Ce constat est d'autant plus affligeant que les refus de certificat ne sont décidés qu'avec parcimonie et ne frappent qu'un nombre restreint d'oeuvres. Depuis 1992, seules 95 oeuvres ont fait l'objet d'une telle décision alors que le ministère de la culture est saisi de près de 5 000 demandes de certificat par an.

Sur ce total :

- 39 ont été acquises pour les collections publiques pour une valeur totale de 46,35 millions d'euros (304,05 millions de francs), financée pour 26,6 millions d'euros (174,5 millions de francs) -soit 57,39 %- par l'Etat ou des établissements publics ;

- 14 oeuvres ont finalement reçu le certificat sans que l'Etat ait pu les acquérir ;

- 9 n'ont fait l'objet d'aucune nouvelle demande après l'arrivée à échéance du refus de certificat ;

- 32 sont toujours soumises à interdiction d'exportation.

Le rapport de l'Inspection générale des finances a estimé à environ 200 millions de francs (30,39 millions d'euros) par an le montant des crédits nécessaires à l'application de la loi de 1992.

Faute de pouvoir compter dans l'immédiat sur un accroissement des crédits budgétaires ou à tout le moins une amélioration des mécanismes d'acquisition, les recettes du mécénat apparaissent comme une variable d'ajustement essentielle.

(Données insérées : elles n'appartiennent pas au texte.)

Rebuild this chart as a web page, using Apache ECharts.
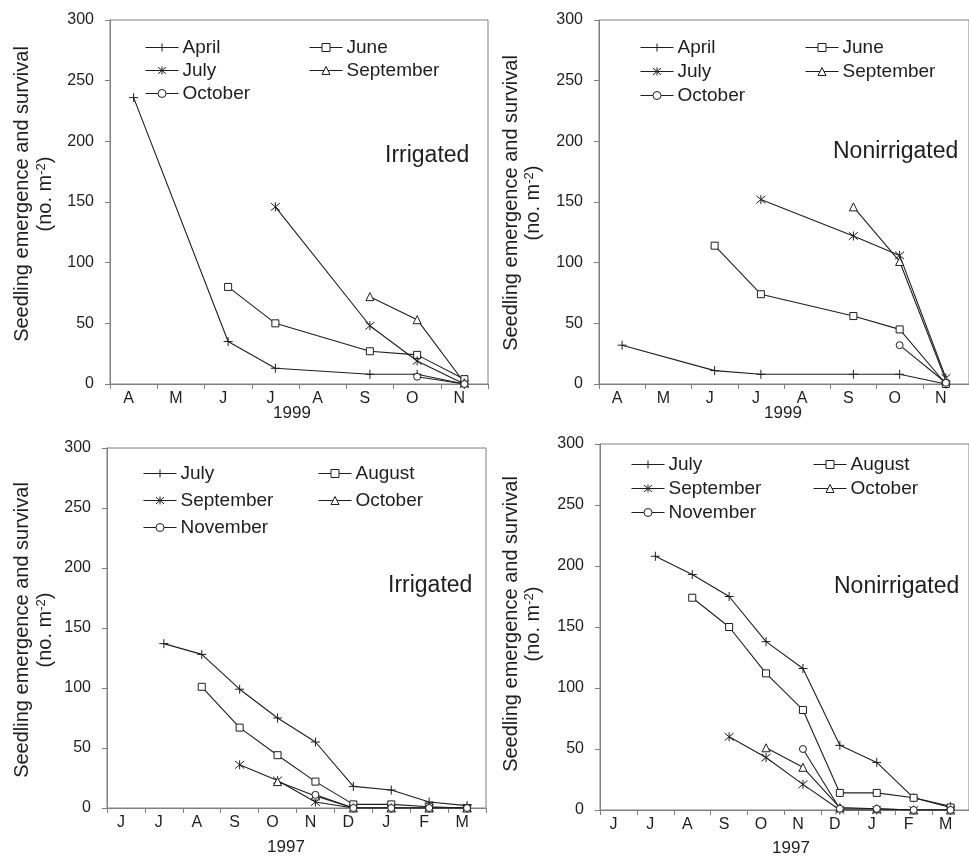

A ce titre, votre rapporteur ne pourra que se féliciter de l'introduction par le Sénat dans le projet de loi relatif aux musées de France de deux dispositions fiscales visant à accorder des réductions d'impôt aux entreprises qui par des dons, aident l'Etat à acquérir des trésors nationaux ou achètent pour leur propre compte de telles oeuvres. La réduction d'impôt est égale, dans le premier cas, à 90 % du montant du don versé et, dans le second cas, à 40 % de la valeur d'achat de l'oeuvre. Ces dispositions attractives et lisibles devraient permettre de mobiliser les entreprises en vue d'assurer le maintien sur le territoire des trésors nationaux.